What is/are the most important skill(s) for your job? When a pollution incident occurs, it’s important to implement mitigation measures quickly to limit damage. This requires experience and expertise but also practical abilities and a positive attitude.

Where do you see the profession going? In my area there is currently a push towards the use of sustainable remediation technologies, and I expect this trend to continue over time.

Where would you like to be in five years’ time? I would like to continue assisting clients in managing their environmental risks. I also have a number of professional development goals, which I hope to have ticked off by that point.

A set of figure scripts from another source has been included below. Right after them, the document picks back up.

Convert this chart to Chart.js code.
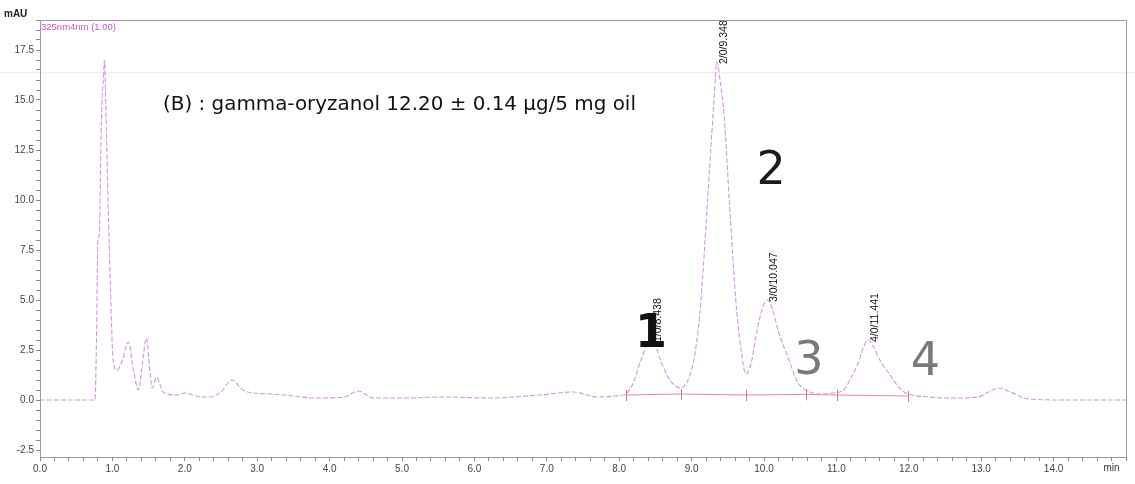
<!DOCTYPE html>
<html>
<head>
<meta charset="utf-8">
<title>gamma-oryzanol HPLC chromatogram (B)</title>
<script src="https://cdn.jsdelivr.net/npm/chart.js@4.4.1/dist/chart.umd.min.js"></script>
<style>
  html, body { margin: 0; padding: 0; background: #ffffff; }
  #wrap { width: 1135px; height: 484px; }
</style>
</head>
<body>
<div id="wrap"><canvas id="chrom" width="1135" height="484"></canvas></div>
<script>
// Detector trace, 325 nm: retention time (min) and absorbance (mAU)
const retentionTime = [
  0, 0.76, 0.78, 0.80, 0.82, 0.84, 0.86, 0.875, 0.89, 0.91,
  0.94, 0.97, 1.01, 1.06, 1.14, 1.22, 1.29, 1.36, 1.42, 1.47,
  1.52, 1.55, 1.61, 1.70, 1.89, 2.0, 2.15, 2.35, 2.5, 2.65,
  2.8, 2.95, 3.2, 3.5, 3.78, 4.2, 4.4, 4.6, 5.0, 5.6,
  6.2, 6.9, 7.37, 7.7, 7.95, 8.09, 8.2, 8.3, 8.38, 8.438,
  8.5, 8.58, 8.68, 8.78, 8.85, 8.95, 9.05, 9.13, 9.22, 9.31,
  9.348, 9.4, 9.45, 9.52, 9.61, 9.68, 9.75, 9.82, 9.9, 9.98,
  10.047, 10.12, 10.2, 10.33, 10.47, 10.58, 10.75, 10.95, 11.1, 11.2,
  11.3, 11.38, 11.441, 11.5, 11.6, 11.76, 11.87, 11.96, 12.27, 12.6,
  12.96, 13.1, 13.24, 13.4, 13.65, 14.2, 15.0
];
const absorbance = [
  0, 0, 3.0, 8.0, 8.3, 12.5, 15.3, 16.0, 17.0, 14.5,
  10.0, 6.0, 2.0, 1.5, 2.0, 2.9, 1.5, 0.5, 2.0, 3.1,
  1.4, 0.6, 1.15, 0.4, 0.25, 0.35, 0.2, 0.15, 0.4, 1.0,
  0.5, 0.35, 0.3, 0.2, 0.1, 0.15, 0.45, 0.1, 0.1, 0.15,
  0.1, 0.25, 0.4, 0.15, 0.2, 0.3, 0.9, 2.0, 2.7, 3.0,
  2.7, 1.9, 1.1, 0.7, 0.6, 1.0, 2.4, 5.0, 10.0, 15.0,
  16.9, 15.8, 14.2, 10.0, 5.0, 2.6, 1.3, 1.8, 3.4, 4.6,
  5.0, 4.5, 3.4, 2.15, 0.85, 0.5, 0.3, 0.35, 0.5, 1.1,
  1.85, 2.7, 3.0, 2.75, 2.0, 1.15, 0.6, 0.35, 0.15, 0.1,
  0.15, 0.4, 0.6, 0.4, 0.05, 0.0, 0.0
];

// Integrated peaks: number / tag / retention time
const peakTimes  = [8.438, 9.348, 10.047, 11.441];
const peakTags   = ['1/0/8.438', '2/0/9.348', '3/0/10.047', '4/0/11.441'];
const peakIds    = ['1', '2', '3', '4'];

// Integration baseline: start/end marks (min) and their level (mAU)
const baselineTimes  = [8.09, 8.85, 9.75, 10.58, 11.01, 11.99];
const baselineLevels = [0.25, 0.3, 0.25, 0.28, 0.25, 0.2];

// Axis ranges, minor tick steps and labelled tick steps
const timeRange = [0, 15];
const mauRange  = [-2.85, 19.0];
const timeMinorStep = 0.2;
const mauMinorStep  = 0.5;
const timeLabelStep = 1.0;
const mauLabelStep  = 2.5;

const titleText  = '(B) : gamma-oryzanol 12.20 \u00b1 0.14 \u00b5g/5 mg oil';
const channelText = '325nm4nm (1.00)';
const unitText = 'mAU';
const timeUnitText = 'min';

const trace = retentionTime.map((t, i) => ({ x: t, y: absorbance[i] }));
const baseline = baselineTimes.map((t, i) => ({ x: t, y: baselineLevels[i] }));

function apexOf(t) {
  const i = retentionTime.indexOf(t);
  return absorbance[i];
}
function onStep(v, step) {
  const r = v / step;
  return Math.abs(r - Math.round(r)) < 1e-6;
}
// tick values on a fixed step inside [lo, hi]
function stepTicks(lo, hi, step) {
  const out = [];
  const first = Math.ceil(lo / step - 1e-9);
  const last = Math.floor(hi / step + 1e-9);
  for (let k = first; k <= last; k++) out.push({ value: +(k * step).toFixed(6) });
  return out;
}

const decorations = {
  id: 'decorations',
  beforeDraw(chart) {
    const c = chart.ctx;
    c.save();
    c.fillStyle = '#ffffff';
    c.fillRect(0, 0, chart.width, chart.height);
    // faint ruling across the sheet
    c.strokeStyle = 'rgba(120,120,120,0.12)';
    c.lineWidth = 1.5;
    c.beginPath();
    c.moveTo(0, 72.5);
    c.lineTo(chart.width, 72.5);
    c.stroke();
    c.restore();
  },
  afterDatasetsDraw(chart) {
    const c = chart.ctx;
    const xs = chart.scales.x, ys = chart.scales.y;

    // integration marks
    c.save();
    c.strokeStyle = 'rgba(220,90,110,0.85)';
    c.lineWidth = 1;
    baselineTimes.forEach((t, i) => {
      const px = Math.round(xs.getPixelForValue(t)) + 0.5;
      const py = ys.getPixelForValue(baselineLevels[i]);
      c.beginPath();
      c.moveTo(px, py - 5);
      c.lineTo(px, py + 6);
      c.stroke();
    });
    c.restore();

    // peak tags, rotated, starting at each apex
    c.save();
    c.fillStyle = '#111111';
    c.font = '10.5px "Liberation Sans", Arial, sans-serif';
    c.textAlign = 'left';
    c.textBaseline = 'middle';
    peakTimes.forEach((t, i) => {
      const px = xs.getPixelForValue(t) + 7;
      const py = ys.getPixelForValue(apexOf(t)) + 2;
      c.save();
      c.translate(px, py);
      c.rotate(-Math.PI / 2);
      c.fillText(peakTags[i], 0, 0);
      c.restore();
    });
    c.restore();

    // large peak numbers
    c.save();
    c.textAlign = 'center';
    c.textBaseline = 'middle';
    const idPos = [[8.44, 3.25], [10.1, 11.4], [10.62, 1.9], [12.23, 1.85]];
    const idColor = ['#111111', '#1a1a1a', '#7a7a7a', '#7a7a7a'];
    const idWeight = ['bold ', '', '', ''];
    peakIds.forEach((s, i) => {
      c.fillStyle = idColor[i];
      c.font = idWeight[i] + '46px "DejaVu Sans", "Liberation Sans", sans-serif';
      c.fillText(s, xs.getPixelForValue(idPos[i][0]), ys.getPixelForValue(idPos[i][1]));
    });
    c.restore();
  },
  afterDraw(chart) {
    const c = chart.ctx;
    const a = chart.chartArea;
    const xs = chart.scales.x;

    // frame of the plot area
    c.save();
    c.strokeStyle = '#9a9aa6';
    c.lineWidth = 1;
    c.strokeRect(Math.round(a.left) + 0.5, Math.round(a.top) + 0.5,
                 Math.round(a.right - a.left), Math.round(a.bottom - a.top));
    c.restore();

    // unit, channel and time-unit texts
    c.save();
    c.fillStyle = '#222222';
    c.font = 'bold 10px "Liberation Sans", Arial, sans-serif';
    c.textAlign = 'left';
    c.textBaseline = 'alphabetic';
    c.fillText(unitText, 4, 17);
    c.fillStyle = '#c455c8';
    c.font = '9.5px "Liberation Sans", Arial, sans-serif';
    c.fillText(channelText, a.left + 1, 30);
    c.fillStyle = '#333333';
    c.font = '10px "Liberation Sans", Arial, sans-serif';
    c.textAlign = 'center';
    c.fillText(timeUnitText, xs.getPixelForValue(14.8), 471);
    c.restore();

    // sample caption
    c.save();
    c.fillStyle = '#111111';
    c.font = '18px "DejaVu Sans", "Open Sans", sans-serif';
    c.textAlign = 'left';
    c.textBaseline = 'middle';
    const w = c.measureText(titleText).width;
    const size = 18 * 473 / w;
    c.font = size.toFixed(2) + 'px "DejaVu Sans", "Open Sans", sans-serif';
    c.fillText(titleText, 163, 105);
    c.restore();
  }
};

new Chart(document.getElementById('chrom'), {
  type: 'line',
  data: {
    datasets: [
      {
        label: 'trace',
        data: trace,
        borderColor: 'rgba(206,140,218,0.9)',
        borderWidth: 1.1,
        borderDash: [5, 2],
        pointRadius: 0,
        fill: false,
        cubicInterpolationMode: 'monotone'
      },
      {
        label: 'baseline',
        data: baseline,
        borderColor: 'rgba(225,110,125,0.8)',
        borderWidth: 1,
        pointRadius: 0,
        fill: false,
        tension: 0
      }
    ]
  },
  options: {
    responsive: false,
    devicePixelRatio: 1,
    animation: false,
    layout: { padding: { top: 20, right: 9, left: 0, bottom: 0 } },
    plugins: { legend: { display: false }, tooltip: { enabled: false } },
    scales: {
      x: {
        type: 'linear',
        min: timeRange[0],
        max: timeRange[1],
        afterFit(s) { s.height = 27; },
        afterBuildTicks(s) { s.ticks = stepTicks(timeRange[0], timeRange[1], timeMinorStep); },
        border: { display: true, color: '#9a9aa6' },
        grid: { drawOnChartArea: false, tickLength: 4, color: '#8a8a8a' },
        ticks: {
          autoSkip: false,
          maxRotation: 0,
          padding: 2,
          color: '#444444',
          font: { family: '"Liberation Sans", Arial, sans-serif', size: 10 },
          callback(v) {
            if (v >= timeRange[1] - 1e-6) return '';
            return onStep(v, timeLabelStep) ? v.toFixed(1) : '';
          }
        }
      },
      y: {
        type: 'linear',
        min: mauRange[0],
        max: mauRange[1],
        afterFit(s) { s.width = 40; },
        afterBuildTicks(s) { s.ticks = stepTicks(mauRange[0], mauRange[1], mauMinorStep); },
        border: { display: true, color: '#9a9aa6' },
        grid: { drawOnChartArea: false, tickLength: 4, color: '#8a8a8a' },
        ticks: {
          autoSkip: false,
          padding: 2,
          color: '#444444',
          font: { family: '"Liberation Sans", Arial, sans-serif', size: 10 },
          callback(v) {
            return onStep(v, mauLabelStep) ? v.toFixed(1) : '';
          }
        }
      }
    }
  },
  plugins: [decorations]
});
</script>
</body>
</html>
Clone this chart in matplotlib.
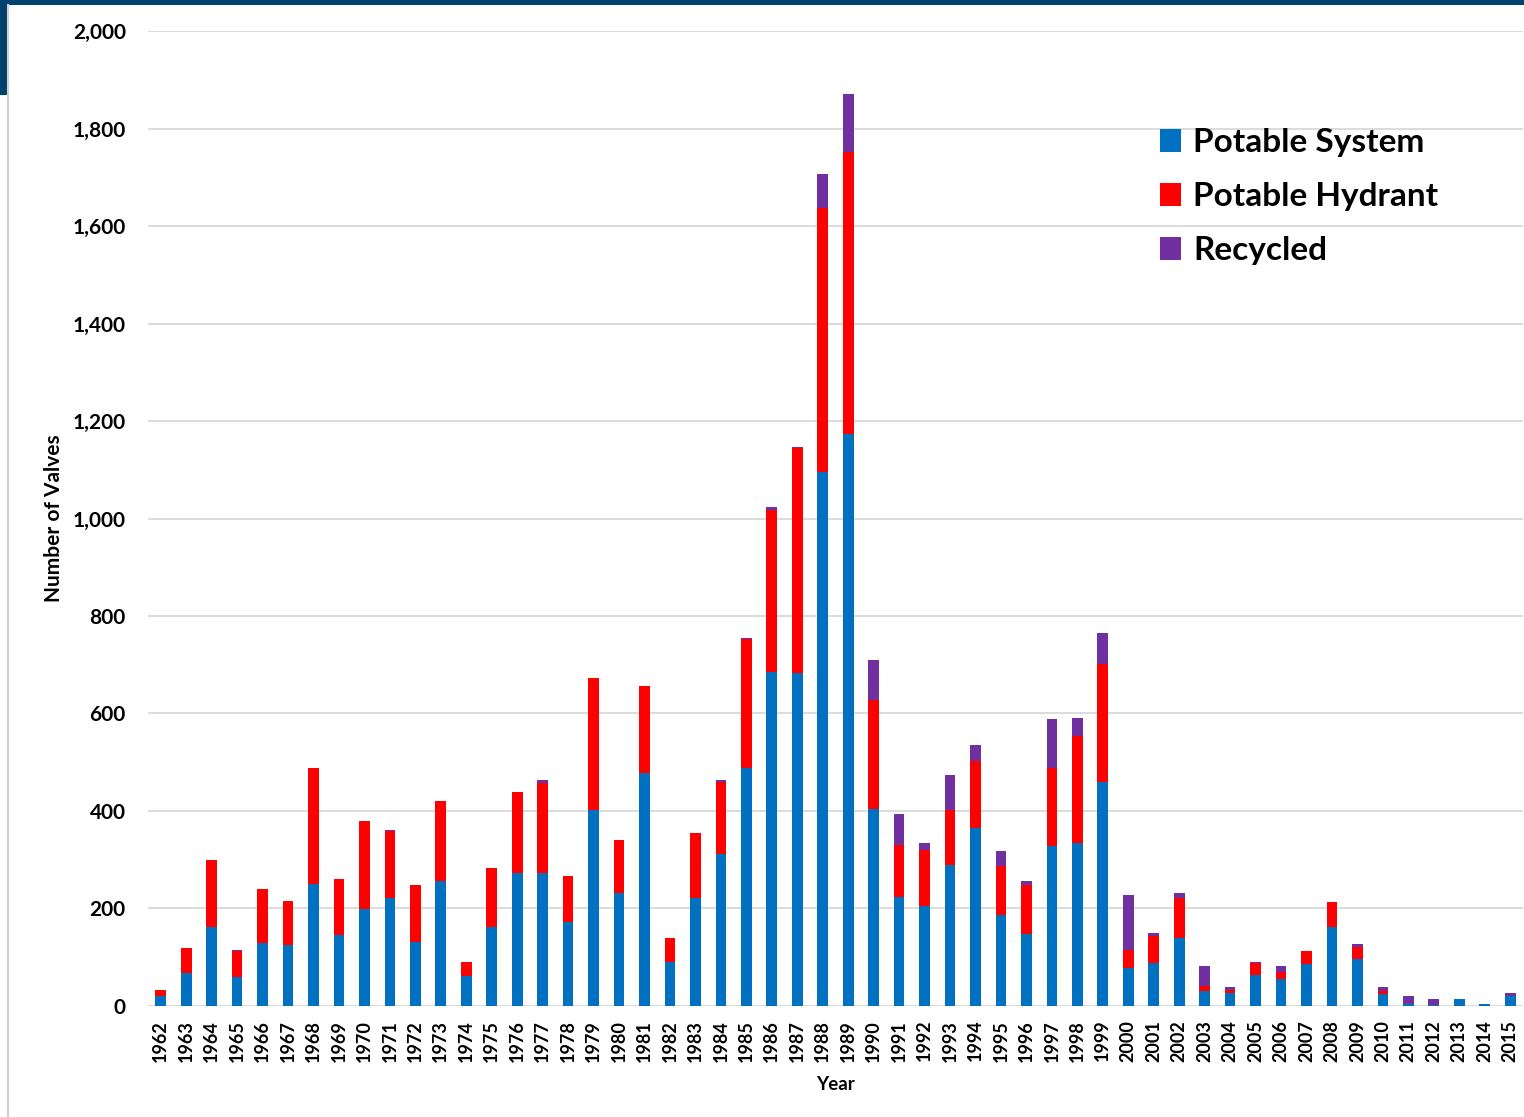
import numpy as np
import matplotlib.pyplot as plt
from matplotlib.patches import Rectangle
from matplotlib.lines import Line2D

plt.rcParams['font.family'] = ['Lato', 'DejaVu Sans']

years = [str(y) for y in range(1962, 2016)]

potable_system = [21, 68, 161, 59, 129, 125, 250, 146, 198, 222,
                  132, 256, 61, 163, 272, 272, 172, 403, 231, 477,
                  90, 221, 312, 488, 686, 683, 1095, 1173, 405, 223,
                  206, 289, 366, 187, 148, 328, 334, 459, 77, 88,
                  139, 31, 26, 63, 56, 87, 161, 96, 25, 5,
                  3, 14, 5, 21]
potable_hydrant = [12, 51, 138, 54, 110, 90, 238, 115, 181, 137,
                   116, 165, 29, 120, 167, 185, 95, 269, 110, 179,
                   49, 133, 147, 265, 331, 462, 541, 579, 223, 107,
                   113, 112, 137, 101, 100, 160, 219, 243, 37, 55,
                   83, 10, 7, 25, 14, 25, 52, 24, 5, 0,
                   0, 0, 0, 0]
recycled = [0, 0, 0, 2, 0, 0, 0, 0, 0, 2,
            0, 0, 0, 0, 0, 7, 0, 0, 0, 0,
            0, 0, 4, 2, 7, 1, 71, 119, 82, 64,
            15, 73, 32, 29, 8, 101, 38, 64, 114, 7,
            10, 42, 5, 2, 11, 0, 0, 7, 8, 15,
            11, 0, 0, 6]

blue = '#0070C0'
red = '#FF0000'
purple = '#7030A0'

fig = plt.figure(figsize=(15.24, 11.17), dpi=100)
ax = fig.add_axes([0.0971, 0.0994, 0.9022, 0.8728])

x = np.arange(len(years))
ps = np.array(potable_system)
ph = np.array(potable_hydrant)
rc = np.array(recycled)
w = 0.42
ax.bar(x, ps, w, color=blue, label='Potable System', zorder=3)
ax.bar(x, ph, w, bottom=ps, color=red, label='Potable Hydrant', zorder=3)
ax.bar(x, rc, w, bottom=ps + ph, color=purple, label='Recycled', zorder=3)

ax.set_xlim(-0.5, len(years) - 0.5)
ax.set_ylim(0, 2000)
ax.set_yticks(range(0, 2001, 200))
ax.set_yticklabels([f'{v:,}' for v in range(0, 2001, 200)],
                   fontsize=15, fontweight='bold')
ax.set_xticks(x)
ax.set_xticklabels(years, rotation=90, fontsize=13, fontweight='bold')
ax.tick_params(length=0, pad=10)
ax.tick_params(axis='y', pad=16)
ax.grid(axis='y', color='#D9D9D9', linewidth=1.3, zorder=0)
for s in ax.spines.values():
    s.set_visible(False)

ax.set_xlabel('Year', fontsize=13.5, fontweight='bold', labelpad=10)
ax.set_ylabel('Number of Valves', fontsize=15, fontweight='bold', labelpad=6)

ax.legend(loc='upper left', bbox_to_anchor=(0.714, 0.931), frameon=False,
          prop={'size': 24, 'weight': 'bold'}, handlelength=0.65,
          handleheight=0.65, handletextpad=0.35, labelspacing=0.75)

# navy frame pieces around the slide
fig.add_artist(Rectangle((0, 1 - 5 / 1117), 1, 5 / 1117,
                         transform=fig.transFigure, color='#00426E', lw=0))
fig.add_artist(Rectangle((0, 1 - 95 / 1117), 7 / 1524, 95 / 1117,
                         transform=fig.transFigure, color='#00426E', lw=0))
fig.add_artist(Line2D([7.5 / 1524, 7.5 / 1524], [0, 1 - 5 / 1117],
                      transform=fig.transFigure, color='#D0D0D0', lw=1.5))

fig.savefig('out.png', dpi=100)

What advice would you give to someone entering the profession? It’s important to focus on the success of the business, but don’t neglect your own personal development. Maintain your CPD and take every opportunity to learn more and to develop your skills.

How do you use the IEMA Skills Map? To plan my professional development and to understand what skills and knowledge I need to get to where I want to go.

If you had to describe yourself in three words, what would they be? Ambitious, hard-working and pragmatic.

What motivates you? Accomplishing personal development goals and then using my new skills to help my clients and the environment.

What would be your personal motto? Keep moving forward, help people along the way and, most importantly, enjoy what you are doing.

Greatest risk you have ever taken? I moved from an established business, where my professional progress had slowed, to a young business where I could get my development moving again. It turned out to be one of my best decisions.

If you could go back in history, who would you like to meet? Members of my family who lived before the advent of modern technology. They probably lived a fairly simple life, but I am sure they would have been more connected with nature, their community and the world around them.